# Irwin taps?



## Martin22250 (Feb 3, 2017)

I was wanting to upgrade from my harbor freight tap and die set, are the irwin/hanson sets any better or should I buy just a few taps I need in hss, this is for occasional hobby use, I have a lathe so don't really need dies.


----------



## Bob Korves (Feb 3, 2017)

All of the newer Irwin/Hanson taps and dies I have seen lately are Chinese imports.  They may or may not be any good.  I do not have any, and use old stuff like GTD, Card, Union, Morse, Brubaker, Threadit, Threadwell, Vermont, and other old American tools, bought for a song.  Some of the imports may well be OK, but for me it is not worth the cost and the drive or shipping to find out when excellent NOS USA stuff is still available dirt cheap...

Don't wait until you need it to buy it...


----------



## bfd (Feb 3, 2017)

what you want to look at ia the construction material the Chinese and Irwin taps are more than likely carbon steel (bad) you need to get taps that are marked hss ( high speed steel) ( good) bill


----------



## darkzero (Feb 3, 2017)

Tap & die sets are tempting to buy but these days they're usually junk unless you pay a lot of money for good one.

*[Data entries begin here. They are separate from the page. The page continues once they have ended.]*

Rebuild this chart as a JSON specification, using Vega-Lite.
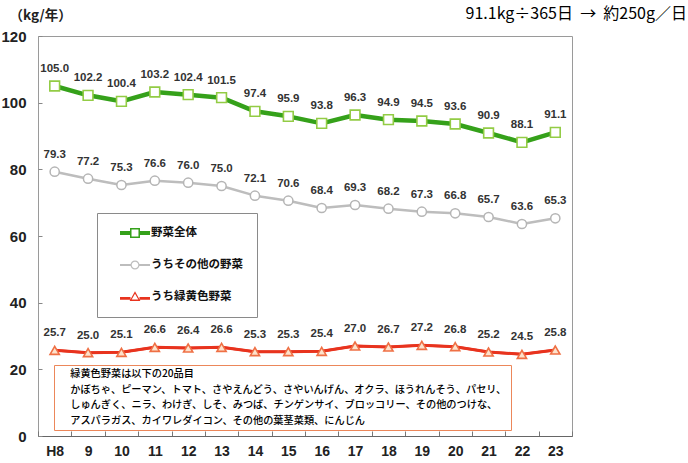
{
  "$schema": "https://vega.github.io/schema/vega-lite/v6.json",
  "width": 534,
  "height": 400,
  "autosize": "none",
  "padding": {"left": 38, "top": 36, "right": 116, "bottom": 27},
  "background": "white",
  "title": {
    "text": "91.1kg÷365日\u00a0\u00a0→\u00a0\u00a0約250g／日",
    "anchor": "end",
    "frame": "group",
    "dx": 115,
    "offset": 0,
    "dy": 14,
    "font": "Noto Sans CJK JP",
    "fontSize": 16,
    "fontWeight": "normal",
    "color": "#000000"
  },
  "datasets": {
    "consumption": [
      {"年度": "H8", "系列": "野菜全体", "値": 105.0},
      {"年度": "9", "系列": "野菜全体", "値": 102.2},
      {"年度": "10", "系列": "野菜全体", "値": 100.4},
      {"年度": "11", "系列": "野菜全体", "値": 103.2},
      {"年度": "12", "系列": "野菜全体", "値": 102.4},
      {"年度": "13", "系列": "野菜全体", "値": 101.5},
      {"年度": "14", "系列": "野菜全体", "値": 97.4},
      {"年度": "15", "系列": "野菜全体", "値": 95.9},
      {"年度": "16", "系列": "野菜全体", "値": 93.8},
      {"年度": "17", "系列": "野菜全体", "値": 96.3},
      {"年度": "18", "系列": "野菜全体", "値": 94.9},
      {"年度": "19", "系列": "野菜全体", "値": 94.5},
      {"年度": "20", "系列": "野菜全体", "値": 93.6},
      {"年度": "21", "系列": "野菜全体", "値": 90.9},
      {"年度": "22", "系列": "野菜全体", "値": 88.1},
      {"年度": "23", "系列": "野菜全体", "値": 91.1},
      {"年度": "H8", "系列": "うちその他の野菜", "値": 79.3},
      {"年度": "9", "系列": "うちその他の野菜", "値": 77.2},
      {"年度": "10", "系列": "うちその他の野菜", "値": 75.3},
      {"年度": "11", "系列": "うちその他の野菜", "値": 76.6},
      {"年度": "12", "系列": "うちその他の野菜", "値": 76.0},
      {"年度": "13", "系列": "うちその他の野菜", "値": 75.0},
      {"年度": "14", "系列": "うちその他の野菜", "値": 72.1},
      {"年度": "15", "系列": "うちその他の野菜", "値": 70.6},
      {"年度": "16", "系列": "うちその他の野菜", "値": 68.4},
      {"年度": "17", "系列": "うちその他の野菜", "値": 69.3},
      {"年度": "18", "系列": "うちその他の野菜", "値": 68.2},
      {"年度": "19", "系列": "うちその他の野菜", "値": 67.3},
      {"年度": "20", "系列": "うちその他の野菜", "値": 66.8},
      {"年度": "21", "系列": "うちその他の野菜", "値": 65.7},
      {"年度": "22", "系列": "うちその他の野菜", "値": 63.6},
      {"年度": "23", "系列": "うちその他の野菜", "値": 65.3},
      {"年度": "H8", "系列": "うち緑黄色野菜", "値": 25.7},
      {"年度": "9", "系列": "うち緑黄色野菜", "値": 25.0},
      {"年度": "10", "系列": "うち緑黄色野菜", "値": 25.1},
      {"年度": "11", "系列": "うち緑黄色野菜", "値": 26.6},
      {"年度": "12", "系列": "うち緑黄色野菜", "値": 26.4},
      {"年度": "13", "系列": "うち緑黄色野菜", "値": 26.6},
      {"年度": "14", "系列": "うち緑黄色野菜", "値": 25.3},
      {"年度": "15", "系列": "うち緑黄色野菜", "値": 25.3},
      {"年度": "16", "系列": "うち緑黄色野菜", "値": 25.4},
      {"年度": "17", "系列": "うち緑黄色野菜", "値": 27.0},
      {"年度": "18", "系列": "うち緑黄色野菜", "値": 26.7},
      {"年度": "19", "系列": "うち緑黄色野菜", "値": 27.2},
      {"年度": "20", "系列": "うち緑黄色野菜", "値": 26.8},
      {"年度": "21", "系列": "うち緑黄色野菜", "値": 25.2},
      {"年度": "22", "系列": "うち緑黄色野菜", "値": 24.5},
      {"年度": "23", "系列": "うち緑黄色野菜", "値": 25.8}
    ],
    "note": [
      {"行": "緑黄色野菜は以下の20品目"},
      {"行": "かぼちゃ、ピーマン、トマト、さやえんどう、さやいんげん、オクラ、ほうれんそう、パセリ、"},
      {"行": "しゅんぎく、ニラ、わけぎ、しそ、みつば、チンゲンサイ、ブロッコリー、その他のつけな、"},
      {"行": "アスパラガス、カイワレダイコン、その他の葉茎菜類、にんじん"}
    ]
  },
  "layer": [
    {
      "data": {"name": "consumption"},
      "mark": {"type": "line", "strokeJoin": "round", "strokeWidth": 2.5},
      "encoding": {
        "x": {
          "field": "年度",
          "type": "ordinal",
          "sort": null,
          "scale": {"type": "band", "paddingInner": 0, "paddingOuter": 0},
          "axis": {
            "title": null,
            "labelAngle": 0,
            "labelFont": "Liberation Sans",
            "labelFontSize": 14,
            "labelFontWeight": "bold",
            "labelColor": "#222222",
            "labelPadding": 13,
            "ticks": true,
            "tickBand": "extent",
            "tickSize": -5,
            "tickColor": "#777777",
            "domainColor": "#666666",
            "grid": false
          }
        },
        "y": {
          "field": "値",
          "type": "quantitative",
          "scale": {"domain": [0, 120], "nice": false},
          "axis": {
            "values": [0, 20, 40, 60, 80, 100, 120],
            "title": "（kg/年）",
            "titleAngle": 0,
            "titleAlign": "left",
            "titleBaseline": "middle",
            "titleX": -29,
            "titleY": -21,
            "titleFont": "Noto Sans CJK JP",
            "titleFontSize": 13.5,
            "titleFontWeight": "bold",
            "titleColor": "#222222",
            "labelFont": "Liberation Sans",
            "labelFontSize": 15,
            "labelFontWeight": "bold",
            "labelColor": "#222222",
            "tickSize": -4,
            "tickColor": "#888888",
            "labelPadding": 16,
            "domain": false,
            "grid": false
          }
        },
        "color": {
          "field": "系列",
          "type": "nominal",
          "scale": {
            "domain": ["野菜全体", "うちその他の野菜", "うち緑黄色野菜"],
            "range": ["#35a11a", "#bdbdbd", "#e8331e"]
          },
          "legend": {
            "orient": "none",
            "legendX": 59,
            "legendY": 177,
            "title": null,
            "fillColor": "white",
            "strokeColor": "#8a8a8a",
            "padding": 14,
            "symbolOffset": 18,
            "symbolSize": 144,
            "symbolStrokeWidth": 0,
            "labelOffset": 10,
            "rowPadding": 20,
            "labelFont": "Noto Sans CJK JP",
            "labelFontSize": 11.5,
            "labelFontWeight": "bold",
            "labelColor": "#111111",
            "labelLimit": 300,
            "encode": {
              "symbols": {
                "update": {
                  "shape": {
                    "signal": "datum.value === '野菜全体' ? 'M-2.5,-0.35H-0.83V0.35H-2.5Z M0.83,-0.35H2.5V0.35H0.83Z M-0.83,-0.83H0.83V0.83H-0.83Z M-0.58,-0.58V0.58H0.58V-0.58Z' : datum.value === 'うちその他の野菜' ? 'M-2.5,-0.17H-0.72V0.17H-2.5Z M0.72,-0.17H2.5V0.17H0.72Z M-0.75,0A0.75,0.75 0 1,1 0.75,0A0.75,0.75 0 1,1 -0.75,0Z M-0.55,0A0.55,0.55 0 1,0 0.55,0A0.55,0.55 0 1,0 -0.55,0Z' : 'M-2.5,0H-0.75V0.45H-2.5Z M0.75,0H2.5V0.45H0.75Z M0,-0.95L0.9,0.65H-0.9Z M0,-0.55L-0.55,0.42H0.55Z'"
                  },
                  "fill": {"signal": "scale('color', datum.value)"},
                  "fillOpacity": {"value": 1},
                  "stroke": {"value": "transparent"},
                  "strokeWidth": {"value": 0}
                }
              }
            }
          }
        }
      }
    },
    {
      "data": {"name": "consumption"},
      "transform": [{"filter": "datum['系列'] === '野菜全体'"}],
      "mark": {"type": "line", "strokeJoin": "round", "strokeWidth": 4.5, "color": "#35a11a"},
      "encoding": {
        "x": {"field": "年度", "type": "ordinal", "sort": null},
        "y": {"field": "値", "type": "quantitative"}
      }
    },
    {
      "data": {"name": "consumption"},
      "transform": [{"filter": "datum['系列'] === 'うち緑黄色野菜'"}],
      "mark": {"type": "line", "strokeJoin": "round", "strokeWidth": 3, "color": "#e8331e"},
      "encoding": {
        "x": {"field": "年度", "type": "ordinal", "sort": null},
        "y": {"field": "値", "type": "quantitative"}
      }
    },
    {
      "data": {"name": "consumption"},
      "transform": [{"filter": "datum['系列'] === '野菜全体'"}],
      "mark": {"type": "point", "shape": "square", "filled": false, "fill": "#ffffff", "fillOpacity": 1, "stroke": "#93cc45", "size": 95, "strokeWidth": 1.6, "opacity": 1},
      "encoding": {
        "x": {"field": "年度", "type": "ordinal", "sort": null},
        "y": {"field": "値", "type": "quantitative"}
      }
    },
    {
      "data": {"name": "consumption"},
      "transform": [{"filter": "datum['系列'] === 'うちその他の野菜'"}],
      "mark": {"type": "point", "shape": "circle", "filled": false, "fill": "#ffffff", "fillOpacity": 1, "stroke": "#b5b5b5", "size": 85, "strokeWidth": 1.5, "opacity": 1},
      "encoding": {
        "x": {"field": "年度", "type": "ordinal", "sort": null},
        "y": {"field": "値", "type": "quantitative"}
      }
    },
    {
      "data": {"name": "consumption"},
      "transform": [{"filter": "datum['系列'] === 'うち緑黄色野菜'"}],
      "mark": {"type": "point", "shape": "triangle-up", "filled": false, "fill": "#fde2cc", "fillOpacity": 1, "stroke": "#ef7045", "size": 85, "strokeWidth": 1.6, "opacity": 1},
      "encoding": {
        "x": {"field": "年度", "type": "ordinal", "sort": null},
        "y": {"field": "値", "type": "quantitative"}
      }
    },
    {
      "data": {"name": "consumption"},
      "mark": {
        "type": "text",
        "dy": -17,
        "font": "Liberation Sans",
        "fontSize": 11.5,
        "fontWeight": "bold",
        "color": "#333333"
      },
      "encoding": {
        "x": {"field": "年度", "type": "ordinal", "sort": null},
        "y": {"field": "値", "type": "quantitative"},
        "text": {"field": "値", "type": "quantitative", "format": ".1f"}
      }
    },
    {
      "data": {"name": "note"},
      "mark": {"type": "point", "opacity": 0},
      "encoding": {
        "strokeDash": {
          "field": "行",
          "type": "nominal",
          "sort": null,
          "legend": {
            "orient": "none",
            "legendX": 16,
            "legendY": 329,
            "title": null,
            "fillColor": "white",
            "strokeColor": "#ec875a",
            "padding": 4,
            "symbolType": "circle",
            "symbolSize": 0,
            "symbolOpacity": 0,
            "symbolStrokeWidth": 0,
            "symbolOffset": 0,
            "labelOffset": 2,
            "rowPadding": 4.5,
            "labelFont": "Noto Sans CJK JP",
            "labelFontSize": 10.2,
            "labelFontWeight": 500,
            "labelColor": "#000000",
            "labelLimit": 600
          }
        }
      }
    }
  ],
  "config": {
    "view": {"stroke": "#9a9a9a", "strokeWidth": 1}
  }
}
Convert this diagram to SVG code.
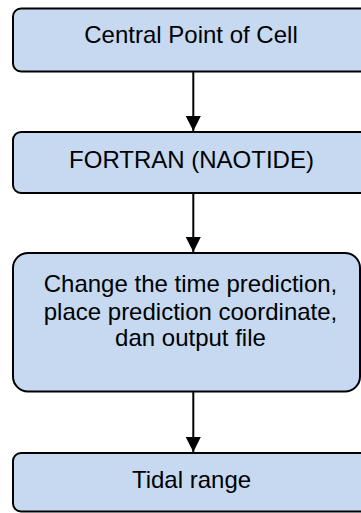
<svg xmlns="http://www.w3.org/2000/svg" width="361" height="513" viewBox="0 0 361 513">
  <defs>
    <style>
      .box { fill: #C6D9F1; stroke: #000; stroke-width: 2; }
      .lbl { font-family: "Liberation Sans", Arial, sans-serif; font-size: 24px; fill: #000; text-anchor: middle; }
      .edge { stroke: #000; stroke-width: 2; fill: none; }
    </style>
    <marker id="ah" markerWidth="15" markerHeight="15" refX="15" refY="7.5" orient="auto" markerUnits="userSpaceOnUse">
      <path d="M0,0 L15,7.5 L0,15 Z" fill="#000"/>
    </marker>
  </defs>
  <rect width="361" height="513" fill="#fff"/>
  <g id="node-central">
    <rect class="box" x="13" y="8.5" width="361" height="63" rx="8" ry="8"/>
    <text class="lbl" x="191" y="43">Central Point of Cell</text>
  </g>
  <g id="node-fortran">
    <rect class="box" x="13" y="132" width="361" height="61" rx="8" ry="8"/>
    <text class="lbl" x="191.5" y="168">FORTRAN (NAOTIDE)</text>
  </g>
  <g id="node-change">
    <rect class="box" x="13" y="253" width="347" height="138.5" rx="15" ry="15"/>
    <text class="lbl" x="190.5" y="291.5">Change the time prediction,</text>
    <text class="lbl" x="190.5" y="319.5">place prediction coordinate,</text>
    <text class="lbl" x="190.5" y="345.5">dan output file</text>
  </g>
  <g id="node-tidal">
    <rect class="box" x="13" y="453" width="361" height="58.5" rx="8" ry="8"/>
    <text class="lbl" x="191.5" y="487.5">Tidal range</text>
  </g>
  <g id="connectors">
    <line class="edge" x1="193.3" y1="72" x2="193.3" y2="131" marker-end="url(#ah)"/>
    <line class="edge" x1="193.3" y1="194" x2="193.3" y2="252" marker-end="url(#ah)"/>
    <line class="edge" x1="193.3" y1="392" x2="193.3" y2="452" marker-end="url(#ah)"/>
  </g>
</svg>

I have one of those HF sets too & an old Craftsman metric set from my automotive monkey days. The HF set is absolute junk. The old Craftsman set is just general purpose & gets the job done to get by but not ideal, same quality as the Vermont taps found in hardware store if not exactly the same.

The Irwin set will likely be the same. Irwin was recently sold to Stanley black & Decker as well as Lenox, both were owned by Newell Rubbermaid. I like & use Lenox bandsaw blades. Hope their quality doesn't get worse, we'll see what happens with Craftsman.

I buy good quality taps individually as I need them even if I have the size in one of my sets. In the long run you'll be much happier, less swearing, save money, & have better quality tapped holes.


----------